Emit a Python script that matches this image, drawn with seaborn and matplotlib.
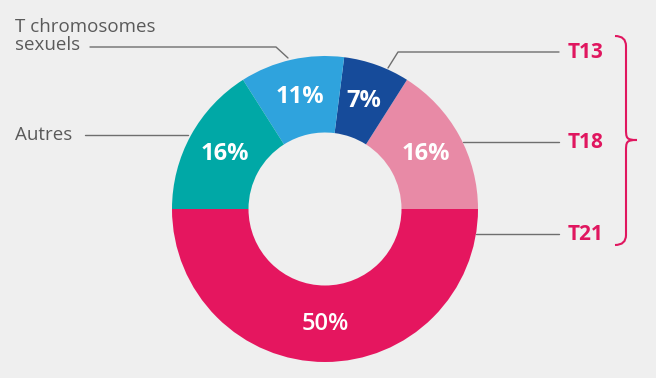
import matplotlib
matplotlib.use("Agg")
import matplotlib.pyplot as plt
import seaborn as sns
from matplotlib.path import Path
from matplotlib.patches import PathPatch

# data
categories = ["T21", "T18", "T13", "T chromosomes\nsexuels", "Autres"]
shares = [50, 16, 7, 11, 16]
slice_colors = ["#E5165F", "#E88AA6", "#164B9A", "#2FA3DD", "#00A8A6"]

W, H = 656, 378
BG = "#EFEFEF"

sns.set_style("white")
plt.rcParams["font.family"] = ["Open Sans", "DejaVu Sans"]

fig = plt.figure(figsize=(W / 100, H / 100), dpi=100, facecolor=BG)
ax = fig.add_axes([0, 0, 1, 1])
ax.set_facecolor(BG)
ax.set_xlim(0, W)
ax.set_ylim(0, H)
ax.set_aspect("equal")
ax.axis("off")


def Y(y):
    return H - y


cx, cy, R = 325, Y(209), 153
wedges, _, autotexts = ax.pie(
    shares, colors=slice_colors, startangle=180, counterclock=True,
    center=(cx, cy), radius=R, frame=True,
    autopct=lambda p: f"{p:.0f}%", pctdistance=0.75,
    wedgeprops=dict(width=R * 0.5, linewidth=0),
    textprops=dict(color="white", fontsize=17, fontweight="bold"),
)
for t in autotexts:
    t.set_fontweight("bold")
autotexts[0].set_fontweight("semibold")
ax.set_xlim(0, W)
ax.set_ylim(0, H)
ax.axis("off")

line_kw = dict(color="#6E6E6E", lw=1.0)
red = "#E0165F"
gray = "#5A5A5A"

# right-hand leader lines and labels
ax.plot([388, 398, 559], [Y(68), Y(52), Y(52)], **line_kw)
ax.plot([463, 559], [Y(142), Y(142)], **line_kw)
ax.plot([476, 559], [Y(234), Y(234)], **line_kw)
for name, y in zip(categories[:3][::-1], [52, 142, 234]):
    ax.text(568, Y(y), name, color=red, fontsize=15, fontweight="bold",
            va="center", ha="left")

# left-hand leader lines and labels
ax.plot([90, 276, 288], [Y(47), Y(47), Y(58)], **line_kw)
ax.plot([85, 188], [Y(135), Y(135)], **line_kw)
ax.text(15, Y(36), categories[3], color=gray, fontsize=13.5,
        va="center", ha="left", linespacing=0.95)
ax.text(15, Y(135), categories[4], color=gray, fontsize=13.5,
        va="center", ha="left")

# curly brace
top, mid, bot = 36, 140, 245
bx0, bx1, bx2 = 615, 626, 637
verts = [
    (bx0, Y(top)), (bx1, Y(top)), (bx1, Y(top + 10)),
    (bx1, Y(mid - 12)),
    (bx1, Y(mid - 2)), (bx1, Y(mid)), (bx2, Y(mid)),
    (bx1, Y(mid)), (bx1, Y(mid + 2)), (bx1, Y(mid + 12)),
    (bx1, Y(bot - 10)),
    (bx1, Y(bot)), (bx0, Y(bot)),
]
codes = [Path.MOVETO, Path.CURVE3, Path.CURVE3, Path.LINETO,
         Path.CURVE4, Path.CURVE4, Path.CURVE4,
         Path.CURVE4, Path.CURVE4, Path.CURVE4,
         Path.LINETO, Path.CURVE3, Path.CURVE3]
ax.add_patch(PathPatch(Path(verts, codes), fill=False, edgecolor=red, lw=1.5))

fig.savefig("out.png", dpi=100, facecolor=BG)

§

• _Exercise objective_
Write out the full set of lines verbatim, without the pictures.

• _Completed exercise_
Emit a Python script that matches this image, drawn with seaborn and matplotlib.
import matplotlib
matplotlib.use("Agg")
import matplotlib.pyplot as plt
import seaborn as sns
from matplotlib.path import Path
from matplotlib.patches import PathPatch

# data
categories = ["T21", "T18", "T13", "T chromosomes\nsexuels", "Autres"]
shares = [50, 16, 7, 11, 16]
slice_colors = ["#E5165F", "#E88AA6", "#164B9A", "#2FA3DD", "#00A8A6"]

W, H = 656, 378
BG = "#EFEFEF"

sns.set_style("white")
plt.rcParams["font.family"] = ["Open Sans", "DejaVu Sans"]

fig = plt.figure(figsize=(W / 100, H / 100), dpi=100, facecolor=BG)
ax = fig.add_axes([0, 0, 1, 1])
ax.set_facecolor(BG)
ax.set_xlim(0, W)
ax.set_ylim(0, H)
ax.set_aspect("equal")
ax.axis("off")


def Y(y):
    return H - y


cx, cy, R = 325, Y(209), 153
wedges, _, autotexts = ax.pie(
    shares, colors=slice_colors, startangle=180, counterclock=True,
    center=(cx, cy), radius=R, frame=True,
    autopct=lambda p: f"{p:.0f}%", pctdistance=0.75,
    wedgeprops=dict(width=R * 0.5, linewidth=0),
    textprops=dict(color="white", fontsize=17, fontweight="bold"),
)
for t in autotexts:
    t.set_fontweight("bold")
autotexts[0].set_fontweight("semibold")
ax.set_xlim(0, W)
ax.set_ylim(0, H)
ax.axis("off")

line_kw = dict(color="#6E6E6E", lw=1.0)
red = "#E0165F"
gray = "#5A5A5A"

# right-hand leader lines and labels
ax.plot([388, 398, 559], [Y(68), Y(52), Y(52)], **line_kw)
ax.plot([463, 559], [Y(142), Y(142)], **line_kw)
ax.plot([476, 559], [Y(234), Y(234)], **line_kw)
for name, y in zip(categories[:3][::-1], [52, 142, 234]):
    ax.text(568, Y(y), name, color=red, fontsize=15, fontweight="bold",
            va="center", ha="left")

# left-hand leader lines and labels
ax.plot([90, 276, 288], [Y(47), Y(47), Y(58)], **line_kw)
ax.plot([85, 188], [Y(135), Y(135)], **line_kw)
ax.text(15, Y(36), categories[3], color=gray, fontsize=13.5,
        va="center", ha="left", linespacing=0.95)
ax.text(15, Y(135), categories[4], color=gray, fontsize=13.5,
        va="center", ha="left")

# curly brace
top, mid, bot = 36, 140, 245
bx0, bx1, bx2 = 615, 626, 637
verts = [
    (bx0, Y(top)), (bx1, Y(top)), (bx1, Y(top + 10)),
    (bx1, Y(mid - 12)),
    (bx1, Y(mid - 2)), (bx1, Y(mid)), (bx2, Y(mid)),
    (bx1, Y(mid)), (bx1, Y(mid + 2)), (bx1, Y(mid + 12)),
    (bx1, Y(bot - 10)),
    (bx1, Y(bot)), (bx0, Y(bot)),
]
codes = [Path.MOVETO, Path.CURVE3, Path.CURVE3, Path.LINETO,
         Path.CURVE4, Path.CURVE4, Path.CURVE4,
         Path.CURVE4, Path.CURVE4, Path.CURVE4,
         Path.LINETO, Path.CURVE3, Path.CURVE3]
ax.add_patch(PathPatch(Path(verts, codes), fill=False, edgecolor=red, lw=1.5))

fig.savefig("out.png", dpi=100, facecolor=BG)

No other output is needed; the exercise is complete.